2014 Rallye Aïcha des Gazelles

It's what you find out about yourself in the search for those flags that's the heart of the race.

In that truth is the best analogy I can make: competing in the race is like visiting The Oracle in The Matrix – it tells you exactly what you need to hear. Actually locating the flags is merely the mechanics, the wires that transmit the message. It's what you find out about yourself in the search for those flags, how much you discover you can endure, that you can do, that you can overcome, that you can be in that search, that's the heart of the race. No one else will ever know what that is, not deeply, nor would they ever truly understand it. It's a message coded exclusively to you.

Sitting in the media tent with Jo Hanna Hoehn on the last day of the race, she said, "Normally I wouldn't be okay with crossing the finish line if I hadn't gone the whole way. But I feel like this time it's okay." I asked her, "Would you have driven the truck if they fixed it?" Without hesitation, she said, "Oh yeah. Definitely."

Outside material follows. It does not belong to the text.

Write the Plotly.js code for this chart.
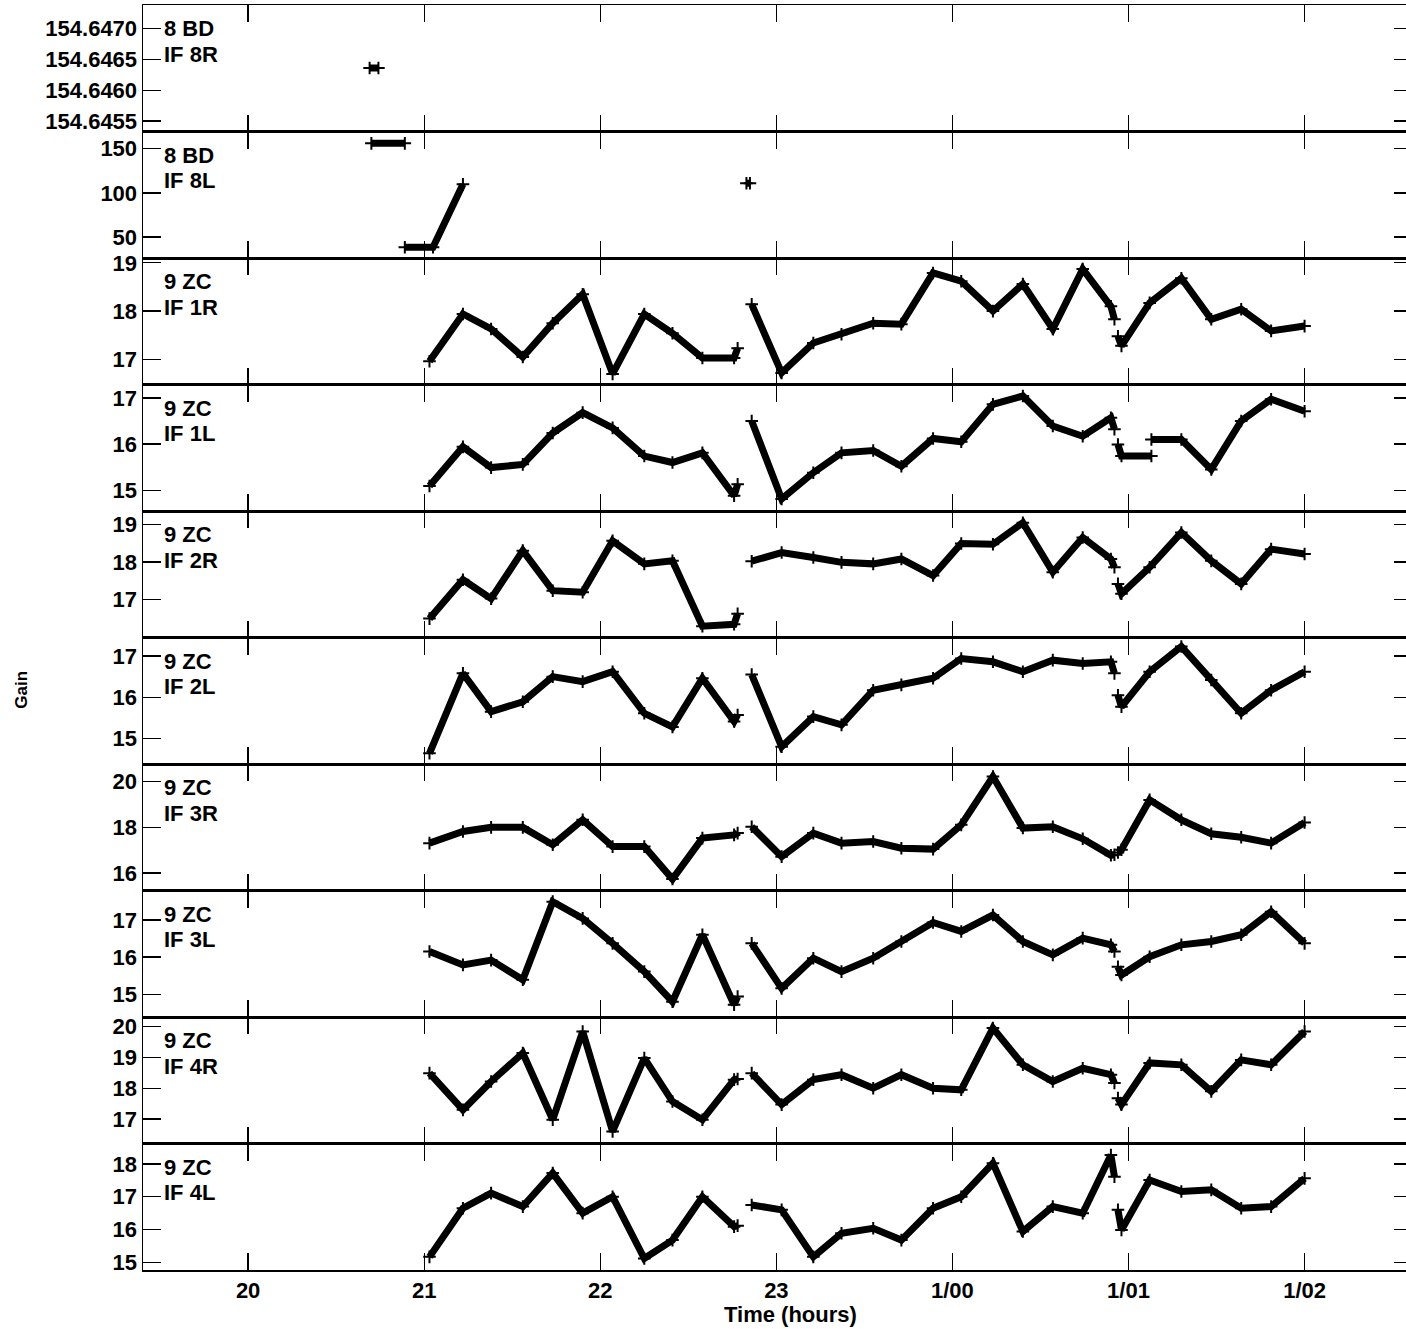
<!DOCTYPE html>
<html>
<head>
<meta charset="utf-8">
<script src="https://cdn.plot.ly/plotly-3.0.1.min.js"></script>
<style>
  html, body { margin: 0; padding: 0; overflow: hidden; background: #fff; }
  #plot { width: 1412px; height: 1329px; }
</style>
</head>
<body>
<div id="plot"></div>
<script>
// scan times (hours) shared by the 9 ZC panels, three solution blocks
var hoursA = [21.03, 21.22, 21.38, 21.56, 21.73, 21.90, 22.07, 22.25, 22.41, 22.58, 22.76, 22.78];
var hoursB = [22.86, 23.03, 23.21, 23.37, 23.55, 23.71, 23.89, 24.05, 24.23, 24.40, 24.57, 24.74, 24.90, 24.92];
var hoursC = [24.94, 24.96, 25.12, 25.30, 25.47, 25.64, 25.81, 26.00];
var hoursC_1L = [24.94, 24.96, 25.13, 25.13, 25.13, 25.30, 25.47, 25.64, 25.81, 26.00];

// 8 BD
var hours8R = [20.69, 20.74];
var gain8R = [154.64636, 154.64636];
var hours8L = [20.70, 20.89, 20.89, 20.89, 21.05, 21.22, 21.22, 22.83, 22.85];
var gain8L = [156.1, 156.1, null, 38.5, 38.5, 109.7, null, 111, 111];

// 9 ZC gains per IF, blocks A / B / C
var gain1R = [[16.96, 17.94, 17.63, 17.05, 17.75, 18.35, 16.70, 17.94, 17.54, 17.03, 17.03, 17.23],
              [18.14, 16.72, 17.34, 17.52, 17.75, 17.73, 18.79, 18.62, 18.00, 18.56, 17.63, 18.87, 18.10, 17.83],
              [17.48, 17.28, 18.17, 18.68, 17.83, 18.04, 17.59, 17.69]];
var gain1L = [[15.09, 15.94, 15.49, 15.56, 16.24, 16.68, 16.35, 15.74, 15.60, 15.81, 14.88, 15.13],
              [16.50, 14.81, 15.38, 15.81, 15.86, 15.52, 16.12, 16.05, 16.86, 17.04, 16.39, 16.17, 16.57, 16.32],
              [15.99, 15.74, 15.74, null, 16.10, 16.10, 15.45, 16.50, 16.97, 16.71]];
var gain2R = [[16.50, 17.53, 17.03, 18.30, 17.24, 17.20, 18.56, 17.95, 18.03, 16.30, 16.35, 16.63],
              [18.02, 18.25, 18.12, 17.99, 17.95, 18.08, 17.64, 18.49, 18.47, 19.04, 17.73, 18.65, 18.08, 17.86],
              [17.42, 17.16, 17.86, 18.78, 18.03, 17.42, 18.34, 18.21]];
var gain2L = [[14.64, 16.58, 15.65, 15.89, 16.50, 16.38, 16.62, 15.61, 15.28, 16.46, 15.41, 15.57],
              [16.55, 14.80, 15.53, 15.33, 16.17, 16.30, 16.46, 16.94, 16.86, 16.62, 16.90, 16.82, 16.86, 16.58],
              [16.05, 15.77, 16.62, 17.23, 16.42, 15.61, 16.17, 16.62]];
var gain3R = [[17.31, 17.82, 18.00, 18.00, 17.24, 18.33, 17.16, 17.16, 15.74, 17.53, 17.67, 17.75],
              [18.03, 16.72, 17.75, 17.31, 17.38, 17.09, 17.05, 18.11, 20.22, 17.97, 18.03, 17.50, 16.78, 16.80],
              [16.90, 17.02, 19.20, 18.33, 17.72, 17.57, 17.31, 18.21]];
var gain3L = [[16.15, 15.79, 15.92, 15.39, 17.49, 17.04, 16.37, 15.61, 14.80, 16.60, 14.72, 14.94],
              [16.37, 15.16, 15.97, 15.61, 15.97, 16.42, 16.93, 16.69, 17.13, 16.42, 16.06, 16.51, 16.33, 16.15],
              [15.74, 15.52, 16.01, 16.33, 16.42, 16.60, 17.22, 16.37]];
var gain4R = [[18.49, 17.30, 18.22, 19.14, 16.98, 19.84, 16.60, 18.98, 17.57, 16.98, 18.28, 18.30],
              [18.49, 17.47, 18.28, 18.44, 18.00, 18.44, 18.00, 17.95, 19.95, 18.76, 18.22, 18.65, 18.44, 18.17],
              [17.68, 17.47, 18.82, 18.76, 17.90, 18.92, 18.76, 19.84]];
var gain4L = [[15.17, 16.65, 17.11, 16.70, 17.72, 16.50, 17.00, 15.12, 15.68, 17.00, 16.09, 16.12],
              [16.75, 16.60, 15.17, 15.89, 16.04, 15.68, 16.65, 17.00, 18.02, 15.94, 16.70, 16.50, 18.27, 17.61],
              [16.60, 15.99, 17.51, 17.16, 17.21, 16.65, 16.70, 17.56]];

var panelSource = ["8 BD", "8 BD", "9 ZC", "9 ZC", "9 ZC", "9 ZC", "9 ZC", "9 ZC", "9 ZC", "9 ZC"];
var panelIF = ["IF 8R", "IF 8L", "IF 1R", "IF 1L", "IF 2R", "IF 2L", "IF 3R", "IF 3L", "IF 4R", "IF 4L"];
var yTicks = [[154.6455, 154.6460, 154.6465, 154.6470], [50, 100, 150], [17, 18, 19], [15, 16, 17],
              [17, 18, 19], [15, 16, 17], [16, 18, 20], [15, 16, 17], [17, 18, 19, 20], [15, 16, 17, 18]];
var yRanges = [[154.64533, 154.64738], [26.4, 169.5], [16.48, 19.10], [14.55, 17.29], [16.00, 19.35],
               [14.38, 17.45], [15.24, 20.77], [14.39, 17.79], [16.21, 20.31], [14.77, 18.62]];
var xTicks = [20, 21, 22, 23, 24, 25, 26];
var xTickText = ["20", "21", "22", "23", "1/00", "1/01", "1/02"];

var font = { family: "Liberation Sans, Arial, sans-serif", size: 22, color: "#000", weight: "bold" };

function line(x, y, n) {
  return {
    type: "scatter", mode: "lines+markers", x: x, y: y,
    xaxis: n == 1 ? "x" : "x" + n, yaxis: n == 1 ? "y" : "y" + n,
    line: { color: "#000", width: 7 },
    marker: { symbol: "cross-thin-open", size: 9, color: "#000", line: { color: "#000", width: 2 } },
    connectgaps: false, hoverinfo: "x+y"
  };
}

var data = [line(hours8R, gain8R, 1), line(hours8L, gain8L, 2)];
var zc = [gain1R, gain1L, gain2R, gain2L, gain3R, gain3L, gain4R, gain4L];
zc.forEach(function (g, k) {
  var n = k + 3;
  data.push(line(hoursA, g[0], n));
  data.push(line(hoursB, g[1], n));
  data.push(line(k == 1 ? hoursC_1L : hoursC, g[2], n));
});

var layout = {
  width: 1412, height: 1329,
  margin: { l: 143, r: 0, t: 5, b: 59 },
  paper_bgcolor: "#fff", plot_bgcolor: "#fff",
  showlegend: false,
  annotations: [
    { text: "Gain", xref: "paper", yref: "paper", x: -0.0956, y: 0.4585, textangle: -90,
      xanchor: "center", yanchor: "middle",
      showarrow: false, font: { family: font.family, size: 17, color: "#000", weight: "bold" } },
    { text: "Time (hours)", xref: "paper", yref: "paper", x: 0.51, y: -0.0355,
      xanchor: "center", yanchor: "middle",
      showarrow: false, font: { family: font.family, size: 22, color: "#000", weight: "bold" } }
  ]
};

for (var i = 1; i <= 10; i++) {
  var yTop = 1 - (i - 1) / 10, yBot = 1 - i / 10;
  var xa = {
    domain: [0, 1], anchor: i == 1 ? "y" : "y" + i, range: [19.403, 26.61],
    tickvals: xTicks, ticktext: xTickText, ticks: "inside", ticklen: 17, tickwidth: 1.3, tickcolor: "#000",
    showline: true, linecolor: "#000", linewidth: 1.5, mirror: "ticks",
    showgrid: false, zeroline: false, showticklabels: i == 10, tickfont: font
  };
  if (i > 1) xa.matches = "x";
  var ya = {
    domain: [yBot, yTop], anchor: i == 1 ? "x" : "x" + i, range: yRanges[i - 1],
    tickvals: yTicks[i - 1], ticks: "inside", ticklen: 18, tickwidth: 1.3, tickcolor: "#000",
    showline: true, linecolor: "#000", linewidth: 1.5, mirror: "ticks",
    showgrid: false, zeroline: false, tickfont: font
  };
  if (i == 1) ya.tickformat = ".4f";
  layout[i == 1 ? "xaxis" : "xaxis" + i] = xa;
  layout[i == 1 ? "yaxis" : "yaxis" + i] = ya;
  var xr = (i == 1 ? "x" : "x" + i) + " domain", yr = (i == 1 ? "y" : "y" + i) + " domain";
  layout.annotations.push({
    text: panelSource[i - 1], showarrow: false, xref: xr, yref: yr,
    x: 0.0147, y: 0.812, xanchor: "left", yanchor: "middle", font: font
  });
  layout.annotations.push({
    text: panelIF[i - 1], showarrow: false, xref: xr, yref: yr,
    x: 0.0147, y: 0.612, xanchor: "left", yanchor: "middle", font: font
  });
}

Plotly.newPlot("plot", data, layout, { displayModeBar: false, staticPlot: true });
</script>
</body>
</html>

I had to find Alberto just before I left, to let him know and to eat my share of crow. When I told him, "I was wrong – Jo Hanna said she'd have driven if they could have fixed the Range," he said, "I told you. This race changes people."

If you think you have what it takes to be a Gazelles, you should do this rally. If you suspect you might be able to do it, but you aren't sure – then you must.